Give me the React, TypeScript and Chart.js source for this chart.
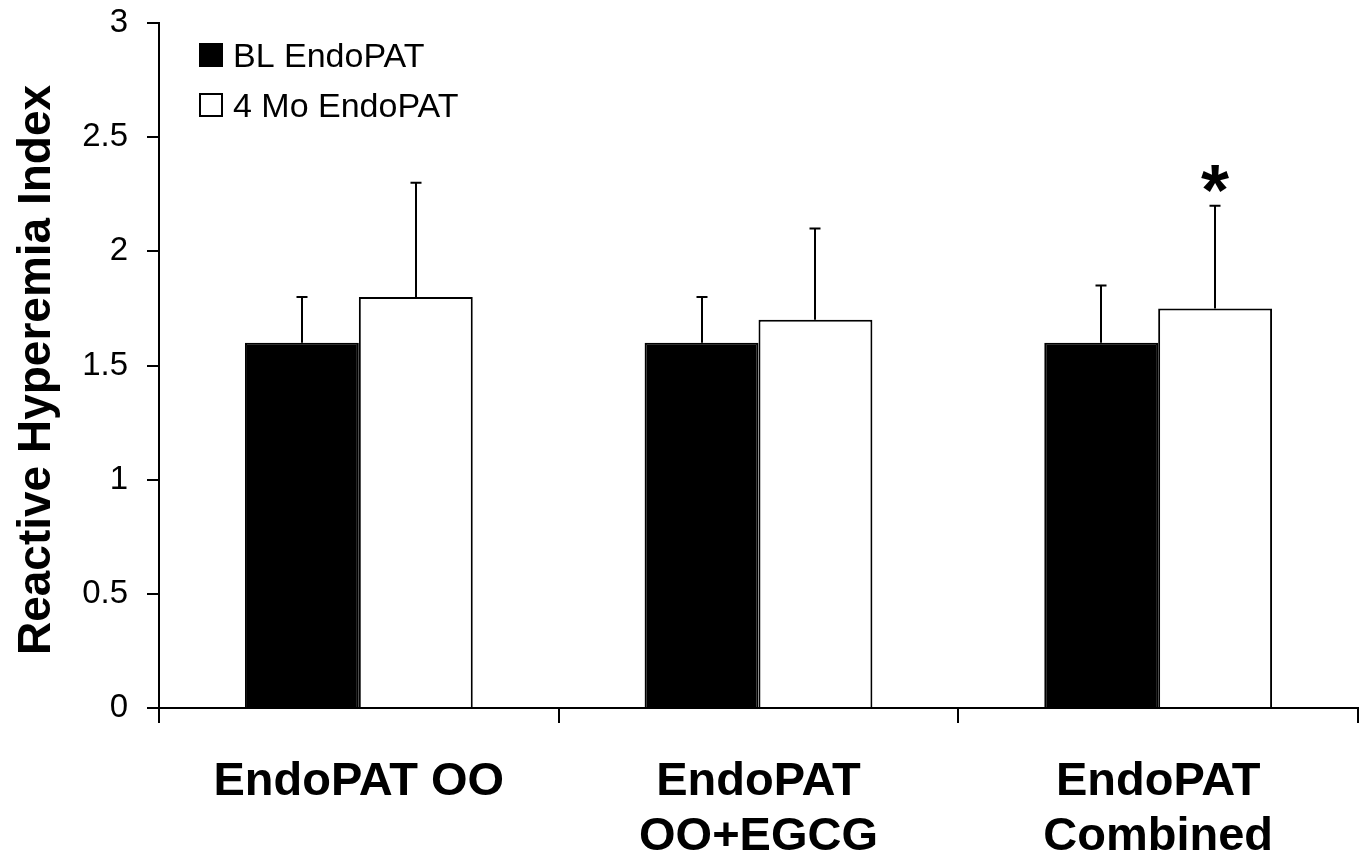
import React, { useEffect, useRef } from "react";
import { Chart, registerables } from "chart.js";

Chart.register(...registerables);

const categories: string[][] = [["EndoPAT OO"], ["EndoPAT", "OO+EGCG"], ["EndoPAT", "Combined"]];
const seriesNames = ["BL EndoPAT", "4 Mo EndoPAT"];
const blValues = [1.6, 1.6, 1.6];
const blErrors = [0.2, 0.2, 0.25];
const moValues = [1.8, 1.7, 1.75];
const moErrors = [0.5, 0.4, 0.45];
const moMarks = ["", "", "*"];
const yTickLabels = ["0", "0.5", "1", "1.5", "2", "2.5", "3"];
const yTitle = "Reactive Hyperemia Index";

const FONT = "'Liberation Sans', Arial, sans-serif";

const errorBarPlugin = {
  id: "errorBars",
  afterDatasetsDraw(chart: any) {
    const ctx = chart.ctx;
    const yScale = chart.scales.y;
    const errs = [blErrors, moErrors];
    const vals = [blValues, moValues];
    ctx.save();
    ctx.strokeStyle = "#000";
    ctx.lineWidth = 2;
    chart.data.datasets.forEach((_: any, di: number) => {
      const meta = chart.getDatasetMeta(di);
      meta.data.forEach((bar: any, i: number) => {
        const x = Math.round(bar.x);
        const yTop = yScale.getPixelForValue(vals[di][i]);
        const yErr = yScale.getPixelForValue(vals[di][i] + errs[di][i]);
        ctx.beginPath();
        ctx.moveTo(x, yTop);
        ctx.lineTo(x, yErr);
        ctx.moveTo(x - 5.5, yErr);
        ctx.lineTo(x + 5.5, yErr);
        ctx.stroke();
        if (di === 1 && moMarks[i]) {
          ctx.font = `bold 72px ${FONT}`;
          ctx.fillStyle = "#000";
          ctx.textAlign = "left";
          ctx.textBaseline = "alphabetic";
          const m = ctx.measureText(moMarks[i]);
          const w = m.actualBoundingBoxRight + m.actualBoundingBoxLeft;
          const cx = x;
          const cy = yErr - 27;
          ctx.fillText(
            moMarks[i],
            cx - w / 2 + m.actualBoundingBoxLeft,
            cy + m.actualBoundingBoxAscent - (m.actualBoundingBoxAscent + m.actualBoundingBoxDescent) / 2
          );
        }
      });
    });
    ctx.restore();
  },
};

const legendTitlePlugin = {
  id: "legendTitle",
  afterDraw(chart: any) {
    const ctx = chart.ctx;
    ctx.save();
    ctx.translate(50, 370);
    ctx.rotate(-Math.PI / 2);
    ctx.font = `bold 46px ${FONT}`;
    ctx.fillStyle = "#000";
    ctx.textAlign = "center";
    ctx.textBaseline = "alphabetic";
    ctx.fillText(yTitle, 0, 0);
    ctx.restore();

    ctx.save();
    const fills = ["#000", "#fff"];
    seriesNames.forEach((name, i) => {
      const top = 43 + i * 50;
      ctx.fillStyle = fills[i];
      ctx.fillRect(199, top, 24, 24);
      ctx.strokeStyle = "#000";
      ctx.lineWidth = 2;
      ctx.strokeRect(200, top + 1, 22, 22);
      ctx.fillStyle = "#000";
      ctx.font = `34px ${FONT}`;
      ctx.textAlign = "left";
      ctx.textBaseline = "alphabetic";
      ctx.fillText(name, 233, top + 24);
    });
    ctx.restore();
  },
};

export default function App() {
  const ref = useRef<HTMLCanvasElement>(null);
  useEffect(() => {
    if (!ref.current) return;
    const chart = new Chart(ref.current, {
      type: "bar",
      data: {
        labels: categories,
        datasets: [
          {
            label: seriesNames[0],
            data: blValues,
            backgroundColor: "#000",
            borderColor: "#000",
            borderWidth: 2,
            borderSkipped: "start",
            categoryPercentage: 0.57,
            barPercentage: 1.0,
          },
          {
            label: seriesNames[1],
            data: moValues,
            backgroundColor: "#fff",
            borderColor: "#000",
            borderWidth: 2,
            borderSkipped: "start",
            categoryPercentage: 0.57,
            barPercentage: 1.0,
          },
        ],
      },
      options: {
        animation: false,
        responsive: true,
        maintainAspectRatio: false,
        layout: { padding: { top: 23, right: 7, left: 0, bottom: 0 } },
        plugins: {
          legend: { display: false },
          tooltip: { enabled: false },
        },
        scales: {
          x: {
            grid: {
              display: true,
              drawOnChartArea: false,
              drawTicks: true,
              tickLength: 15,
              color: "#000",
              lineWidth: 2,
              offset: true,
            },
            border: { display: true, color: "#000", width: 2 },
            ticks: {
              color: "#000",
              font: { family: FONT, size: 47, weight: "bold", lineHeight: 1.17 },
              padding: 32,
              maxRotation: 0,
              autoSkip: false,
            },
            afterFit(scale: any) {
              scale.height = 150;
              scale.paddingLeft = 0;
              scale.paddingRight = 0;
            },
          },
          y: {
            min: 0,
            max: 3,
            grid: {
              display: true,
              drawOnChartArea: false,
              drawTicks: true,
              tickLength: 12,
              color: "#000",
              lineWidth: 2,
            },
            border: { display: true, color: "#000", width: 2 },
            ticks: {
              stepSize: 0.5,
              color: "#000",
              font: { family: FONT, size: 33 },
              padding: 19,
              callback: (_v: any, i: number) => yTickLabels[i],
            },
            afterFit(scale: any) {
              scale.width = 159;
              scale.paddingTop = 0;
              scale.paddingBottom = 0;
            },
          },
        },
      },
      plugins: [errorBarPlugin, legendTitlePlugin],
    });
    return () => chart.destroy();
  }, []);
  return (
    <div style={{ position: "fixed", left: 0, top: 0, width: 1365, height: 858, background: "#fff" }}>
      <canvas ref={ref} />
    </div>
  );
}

+++

# [Instruction]
Pictures stay out. Repeat only the lines from the beginning of the data through the line that has "Chart.register(...registerables);".

# [Expected answer]
Give me the React, TypeScript and Chart.js source for this chart.
import React, { useEffect, useRef } from "react";
import { Chart, registerables } from "chart.js";

Chart.register(...registerables);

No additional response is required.